沿革
当神宮のご創建は、第十代崇神天皇の御代と伝えられ、その後第五十代桓武天皇の延暦元年には、天台宗の僧と伝える光喜坊快久が、勅命によって当山初代別当となり、神殿を再興し、同時に寺院を建立して、勅号を「鵜戸山大権現吾平山仁王護国寺」と賜った。
また宗派が真言宗に移ったこともあり、洞内本宮の外、本堂には六観音を安置し、一時は西の高野とうたわれ、両部神道の一大道場として、盛観を極めていた。
そして明治維新とともに、権現号・寺院を廃して鵜戸神社となり、後に官幣大社鵜戸神宮にご昇格された。明治を130余年経過した今日、全国津々浦々から、日本民族の祖神誕生の聖地を訪れる参拝者は、四時絶えることなく続いている。
ご神徳
豊玉姫命が御子育児のため、両乳房をくっつけて行かれたと伝えられる「おちちいわ」は安産、育児を願う人々の信仰の拠り所である。おちちいわより滴り落ちる水でつくった「おちちあめ」などもある。
このほか、念流、陰流の剣法発祥の霊地(※)として、また漁業、航海の守護神としての信仰も篤く、様々なおまもりがある。
また、本殿前磯にある「霊石亀石」の穴の中に運玉を投げ入れ見事入ると願いが叶うといわれる。

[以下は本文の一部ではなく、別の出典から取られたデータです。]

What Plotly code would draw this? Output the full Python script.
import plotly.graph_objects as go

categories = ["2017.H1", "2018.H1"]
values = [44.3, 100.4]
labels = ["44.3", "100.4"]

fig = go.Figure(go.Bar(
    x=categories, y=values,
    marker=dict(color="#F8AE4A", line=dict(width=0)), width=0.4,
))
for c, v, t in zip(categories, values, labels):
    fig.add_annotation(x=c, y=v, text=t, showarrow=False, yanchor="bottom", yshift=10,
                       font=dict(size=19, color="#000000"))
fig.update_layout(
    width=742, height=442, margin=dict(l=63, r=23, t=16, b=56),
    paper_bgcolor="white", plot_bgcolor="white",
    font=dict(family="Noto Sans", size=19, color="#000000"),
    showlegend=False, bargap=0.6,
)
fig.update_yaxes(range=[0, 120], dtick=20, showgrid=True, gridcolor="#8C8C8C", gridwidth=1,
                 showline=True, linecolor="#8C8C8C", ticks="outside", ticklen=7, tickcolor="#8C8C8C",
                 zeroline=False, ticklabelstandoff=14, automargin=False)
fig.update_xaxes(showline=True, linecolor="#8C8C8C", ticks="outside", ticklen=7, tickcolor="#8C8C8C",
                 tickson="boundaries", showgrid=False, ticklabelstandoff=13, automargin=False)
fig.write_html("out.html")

※剣法発祥の霊地・・・足利時代に剣法の達人と謳われた相馬四郎義元(慈音)が「念流」を愛州移香が「陰流」を当神宮に於いて御神示を受け、創始した事による。
亀石と運玉
本殿前の広場から海岸を見下ろすと十二メートル先に、頭から尻尾まで約八メートルの亀石があり、その背中には六十センチ角の枡形のくぼみがあり、男性は左手で、女性は右手でお願いを込めて、亀石めがけ投げます。亀石の背中に命中すれば良し。枡形のくぼみに入ればさらに良しと伝えられています。
風習
「シャンシャン馬」
宮崎の風物詩「シャンシャン馬」の風習は、江戸時代の中期から明治の終わり頃まで行われていた。
鵜戸さん詣りは、七浦七峠と呼ばれる険しくつらい路を、花嫁を馬にのせ、花婿が手綱をとって、鵜戸神宮へ向かい、宮詣りをして家路につくという旅であった。
現在は、この風習はなくなりましたが、毎年「シャンシャン馬道中鵜戸詣り」を再現する行事や、民謡大会などが行われるなど観光行事として行われている。
「シャンシャン」とは馬の首にかけられた鈴がなる音を表しているといわれている。
鵜戸さん参りは春三月よ 参るその日が御縁日
参りゃとにかく帰りの節は つけておくれよ青島へ
鵜戸さん良いとこ一度はおいで 一目千里の灘がある
行こか参ろか七坂越えて 鵜戸神社は結び神
鵜戸さん参りに結うたる髪も 馬にゆられてみだれ髪
音に名高い背平の峠 坂は七坂七曲り
「おちちあめ」
御本殿のある岩窟にある「おちちいわ」は豊玉姫が乳房をひききり岩にくっつけていかれたとされる伝説の岩で、滴り落ちる清水で作る「おちちあめ」を母乳がわりにして、御主祭神は育ったといわれている。